When it's done well, this basic process shows you what your customers want, how to present it to them and how to continue to sell to them.

Plan vs. react

Just like most things in life, you can't plan for everything. In fact, it's not a good idea to try to plan for everything. It's your job instead to plan for the problems and issues your customers care about. The things they want fixed.

This means you'll need to talk to your customers. You'll need to do what you have to, in order to maintain a good relationship with them.

Making money without a plan

You can make money even if you don't have a plan, but it gets harder and harder over time. When you're missing a plan you don't have direction. Customers don't have direction. So instead of training them to look to you to solve their new and future problems, you train them to look to competitors. 

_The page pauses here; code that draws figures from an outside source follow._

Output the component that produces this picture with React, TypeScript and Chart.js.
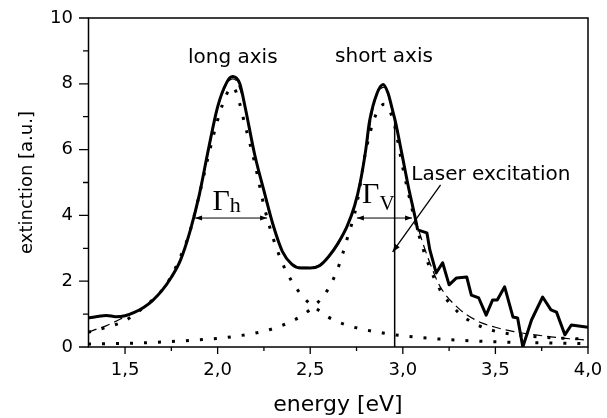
import React, { useEffect, useRef } from 'react';
import { Chart, registerables } from 'chart.js';

Chart.register(...registerables);

// ---- tick values ----
const xTicks = [1.5, 2.0, 2.5, 3.0, 3.5, 4.0];
const xMinorTicks = [1.75, 2.25, 2.75, 3.25, 3.75];
const yTicks = [0, 2, 4, 6, 8, 10];
const yMinorTicks = [1, 3, 5, 7, 9];

// ---- measured extinction (solid), smooth part ----
const solidX = [1.3, 1.35, 1.4, 1.45, 1.5, 1.55, 1.6, 1.65, 1.7, 1.75, 1.8, 1.85, 1.9, 1.95, 2.0, 2.05, 2.08, 2.1, 2.12, 2.15, 2.2, 2.25, 2.3, 2.35, 2.4, 2.45, 2.5, 2.55, 2.6, 2.65, 2.7, 2.74, 2.77, 2.8, 2.82, 2.86, 2.894, 2.92, 2.94, 2.96, 2.994, 3.03, 3.066, 3.08];
const solidY = [0.88, 0.93, 0.96, 0.92, 0.95, 1.05, 1.2, 1.42, 1.72, 2.12, 2.65, 3.5, 4.6, 6.0, 7.3, 8.05, 8.22, 8.18, 8.0, 7.25, 5.85, 4.75, 3.7, 2.9, 2.52, 2.4, 2.4, 2.47, 2.75, 3.15, 3.68, 4.3, 5.0, 6.0, 6.85, 7.7, 7.98, 7.72, 7.3, 6.85, 5.9, 4.87, 3.95, 3.56];
// ---- measured extinction (solid), noisy tail ----
const tailX = [3.08, 3.13, 3.146, 3.18, 3.215, 3.25, 3.29, 3.345, 3.37, 3.41, 3.45, 3.485, 3.51, 3.55, 3.595, 3.62, 3.648, 3.695, 3.755, 3.8, 3.83, 3.875, 3.91, 4.0];
const tailY = [3.56, 3.47, 2.95, 2.25, 2.56, 1.89, 2.1, 2.13, 1.58, 1.49, 0.97, 1.43, 1.43, 1.83, 0.91, 0.88, 0.0, 0.82, 1.52, 1.13, 1.06, 0.37, 0.67, 0.6];

// ---- fit sum (dashed) ----
const dashedX = [1.3, 1.35, 1.4, 1.45, 1.5, 1.55, 1.6, 1.65, 1.7, 1.75, 1.8, 1.85, 1.9, 1.95, 2.0, 2.05, 2.08, 2.1, 2.15, 2.2, 2.25, 2.3, 2.35, 2.4, 2.45, 2.5, 2.55, 2.6, 2.65, 2.7, 2.75, 2.8, 2.85, 2.9, 2.95, 3.0, 3.05, 3.1, 3.15, 3.2, 3.3, 3.4, 3.5, 3.6, 3.7, 3.8, 3.9, 4.0];
const dashedY = [0.45, 0.55, 0.65, 0.78, 0.92, 1.04, 1.2, 1.42, 1.72, 2.12, 2.65, 3.48, 4.55, 5.95, 7.25, 8.0, 8.15, 8.1, 7.25, 5.85, 4.7, 3.65, 2.9, 2.52, 2.42, 2.42, 2.5, 2.76, 3.14, 3.68, 4.5, 6.0, 7.5, 7.9, 7.0, 5.7, 4.3, 3.3, 2.5, 1.85, 1.18, 0.8, 0.6, 0.47, 0.38, 0.31, 0.25, 0.21];

// ---- long-axis resonance (dotted) ----
const longX = [1.3, 1.4, 1.5, 1.6, 1.7, 1.75, 1.8, 1.85, 1.9, 1.95, 2.0, 2.05, 2.08, 2.1, 2.15, 2.2, 2.25, 2.3, 2.35, 2.4, 2.45, 2.5, 2.55, 2.6, 2.7, 2.8, 2.9, 3.0, 3.2, 3.4, 3.6, 3.8, 4.0];
const longY = [0.45, 0.6, 0.8, 1.2, 1.73, 2.15, 2.75, 3.5, 4.6, 5.8, 6.9, 7.7, 7.9, 7.75, 6.7, 5.6, 4.3, 3.3, 2.55, 2.0, 1.6, 1.3, 1.1, 0.9, 0.66, 0.52, 0.42, 0.34, 0.24, 0.18, 0.14, 0.12, 0.1];

// ---- short-axis resonance (dotted) ----
const shortX = [1.3, 1.5, 1.7, 1.9, 2.0, 2.1, 2.2, 2.3, 2.4, 2.45, 2.5, 2.55, 2.6, 2.65, 2.7, 2.75, 2.8, 2.85, 2.9, 2.95, 3.0, 3.05, 3.1, 3.15, 3.2, 3.3, 3.4, 3.5, 3.6, 3.7, 3.8, 3.9, 4.0];
const shortY = [0.09, 0.11, 0.15, 0.22, 0.26, 0.33, 0.42, 0.56, 0.78, 0.94, 1.14, 1.41, 1.79, 2.4, 3.3, 4.3, 5.95, 7.0, 7.38, 6.85, 5.45, 4.2, 3.15, 2.35, 1.75, 1.05, 0.68, 0.48, 0.38, 0.32, 0.28, 0.26, 0.24];

// ---- annotations (data coordinates) ----
const laserLine = { x: 2.956, y0: 0, y1: 6.95 };
const laserArrow = { x0: 3.204, y0: 4.93, x1: 2.945, y1: 2.89 };
const gammaH = { x0: 1.878, x1: 2.267, y: 3.92 };
const gammaV = { x0: 2.752, x1: 3.05, y: 3.92 };

const pts = (xs: number[], ys: number[]) => xs.map((x, i) => ({ x, y: ys[i] }));
const fmtX = (v: number) => v.toFixed(1).replace('.', ',');

const SANS = '"DejaVu Sans"';
const SERIF = '"Liberation Serif"';

function arrowHead(ctx: CanvasRenderingContext2D, fx: number, fy: number, tx: number, ty: number, len = 7, half = 2.8) {
  const ang = Math.atan2(ty - fy, tx - fx);
  ctx.beginPath();
  ctx.moveTo(tx, ty);
  ctx.lineTo(tx - len * Math.cos(ang) + half * Math.sin(ang), ty - len * Math.sin(ang) - half * Math.cos(ang));
  ctx.lineTo(tx - len * Math.cos(ang) - half * Math.sin(ang), ty - len * Math.sin(ang) + half * Math.cos(ang));
  ctx.closePath();
  ctx.fill();
}

const overlay = {
  id: 'overlay',
  afterDatasetsDraw(chart: any) {
    const { ctx, chartArea: a, scales } = chart;
    const xs = scales.x, ys = scales.y;
    const X = (v: number) => xs.getPixelForValue(v);
    const Y = (v: number) => ys.getPixelForValue(v);
    ctx.save();
    ctx.strokeStyle = '#000';
    ctx.fillStyle = '#000';

    // frame
    ctx.lineWidth = 1.5;
    ctx.strokeRect(a.left + 0.5, a.top, a.right - a.left - 0.5, a.bottom - a.top);

    // ticks
    ctx.lineWidth = 1.3;
    ctx.beginPath();
    xTicks.forEach((v) => { const p = X(v); ctx.moveTo(p, a.bottom); ctx.lineTo(p, a.bottom + 7); });
    xMinorTicks.forEach((v) => { const p = X(v); ctx.moveTo(p, a.bottom); ctx.lineTo(p, a.bottom + 4); });
    yTicks.forEach((v) => { const p = Y(v); ctx.moveTo(a.left + 0.5, p); ctx.lineTo(a.left - 9, p); });
    yMinorTicks.forEach((v) => { const p = Y(v); ctx.moveTo(a.left + 0.5, p); ctx.lineTo(a.left - 5, p); });
    ctx.stroke();

    // laser vertical line
    ctx.lineWidth = 1.5;
    ctx.beginPath();
    ctx.moveTo(X(laserLine.x), Y(laserLine.y0));
    ctx.lineTo(X(laserLine.x), Y(laserLine.y1));
    ctx.stroke();

    // laser arrow
    ctx.lineWidth = 1.3;
    const lx0 = X(laserArrow.x0), ly0 = Y(laserArrow.y0), lx1 = X(laserArrow.x1), ly1 = Y(laserArrow.y1);
    ctx.beginPath();
    ctx.moveTo(lx0, ly0);
    ctx.lineTo(lx1, ly1);
    ctx.stroke();
    arrowHead(ctx, lx0, ly0, lx1, ly1, 8, 3);

    // width arrows
    ctx.lineWidth = 1;
    [gammaH, gammaV].forEach((g) => {
      const x0 = X(g.x0), x1 = X(g.x1), yy = Y(g.y);
      ctx.beginPath();
      ctx.moveTo(x0, yy);
      ctx.lineTo(x1, yy);
      ctx.stroke();
      arrowHead(ctx, x1, yy, x0, yy, 7, 2.5);
      arrowHead(ctx, x0, yy, x1, yy, 7, 2.5);
    });

    // texts
    ctx.textAlign = 'left';
    ctx.textBaseline = 'alphabetic';
    ctx.font = `20px ${SANS}`;
    ctx.fillText('long axis', X(1.84), Y(8.63));
    ctx.fillText('short axis', X(2.634), Y(8.66));
    ctx.fillText('Laser excitation', X(3.046), Y(5.08));

    // Gamma labels
    ctx.font = `30px ${SERIF}`;
    const ghx = X(1.972), ghy = Y(4.16);
    ctx.fillText('Γ', ghx, ghy);
    const gw = ctx.measureText('Γ').width;
    ctx.font = `22px ${SERIF}`;
    ctx.fillText('h', ghx + gw, ghy + 2);

    ctx.font = `30px ${SERIF}`;
    const gvx = X(2.78), gvy = Y(4.38);
    ctx.fillText('Γ', gvx, gvy);
    ctx.font = `21px ${SERIF}`;
    ctx.fillText('V', gvx + gw, gvy + 7);

    ctx.restore();
  },
};

const lineStyle = { borderColor: '#000', pointRadius: 0, fill: false };
const dotted = { ...lineStyle, borderWidth: 3, borderDash: [3, 11], borderCapStyle: 'butt', cubicInterpolationMode: 'monotone' };

export default function App() {
  const ref = useRef<HTMLCanvasElement>(null);

  useEffect(() => {
    if (!ref.current) return;
    const chart = new Chart(ref.current, {
      type: 'line',
      data: {
        datasets: [
          { ...lineStyle, label: 'measured', data: pts(solidX, solidY), borderWidth: 3, cubicInterpolationMode: 'monotone', borderJoinStyle: 'round' },
          { ...lineStyle, label: 'measured tail', data: pts(tailX, tailY), borderWidth: 3, tension: 0, borderJoinStyle: 'round' },
          { ...lineStyle, label: 'fit', data: pts(dashedX, dashedY), borderWidth: 1.2, borderDash: [9, 5], cubicInterpolationMode: 'monotone' },
          { ...dotted, label: 'long axis', data: pts(longX, longY) },
          { ...dotted, label: 'short axis', data: pts(shortX, shortY) },
        ],
      },
      options: {
        animation: false,
        responsive: false,
        maintainAspectRatio: false,
        devicePixelRatio: 1,
        layout: { padding: { top: 18, right: 19, left: 0, bottom: 0 } },
        plugins: { legend: { display: false }, tooltip: { enabled: false } },
        scales: {
          x: {
            type: 'linear',
            min: 1.3,
            max: 4.0,
            grid: { display: false, drawTicks: false },
            border: { display: false },
            afterBuildTicks: (s: any) => { s.ticks = xTicks.map((v) => ({ value: v })); },
            afterFit: (s: any) => { s.height = 71; s.paddingLeft = 0; s.paddingRight = 0; },
            ticks: {
              color: '#000',
              font: { family: SANS, size: 18 },
              padding: 13,
              maxRotation: 0,
              autoSkip: false,
              callback: (v: any) => fmtX(Number(v)),
            },
            title: {
              display: true,
              text: 'energy [eV]',
              color: '#000',
              font: { family: SANS, size: 22 },
              padding: { top: 0, bottom: 0 },
            },
          },
          y: {
            type: 'linear',
            min: 0,
            max: 10,
            grid: { display: false, drawTicks: false },
            border: { display: false },
            afterBuildTicks: (s: any) => { s.ticks = yTicks.map((v) => ({ value: v })); },
            afterFit: (s: any) => { s.width = 88; s.paddingTop = 0; s.paddingBottom = 0; },
            ticks: {
              color: '#000',
              font: { family: SANS, size: 18 },
              padding: 15,
              autoSkip: false,
              callback: (v: any) => String(v),
            },
            title: {
              display: true,
              text: 'extinction [a.u.]',
              color: '#000',
              font: { family: SANS, size: 18 },
              padding: { top: 17, bottom: 0 },
            },
          },
        },
      },
      plugins: [overlay],
    } as any);
    return () => chart.destroy();
  }, []);

  return (
    <div style={{ position: 'fixed', left: 0, top: 0, width: 607, height: 418, background: '#fff' }}>
      <canvas ref={ref} width={607} height={418} style={{ display: 'block', width: 607, height: 418 }} />
    </div>
  );
}
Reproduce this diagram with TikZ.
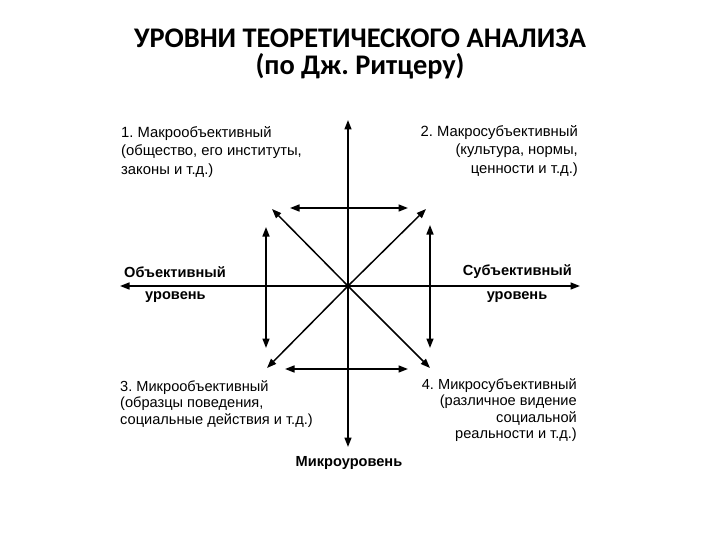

On the other hand, creating a follow-up plan gives you the strategy you need to increase sales per customer. Repeat sales becomes a common and repeatable thing. Customer resistance goes down as they realize you have a deep understanding of their problems.

Phil attracted 52,471 subscribers, but he didn't have a plan to work with them. He lost subscribers, sales and opportunities as a result. But it doesn't have to be that way for you.

Create a plan that outlines how you'll follow-up, and when. Outline your strategy and tactics, and you'll have everything you need to win and keep new customers.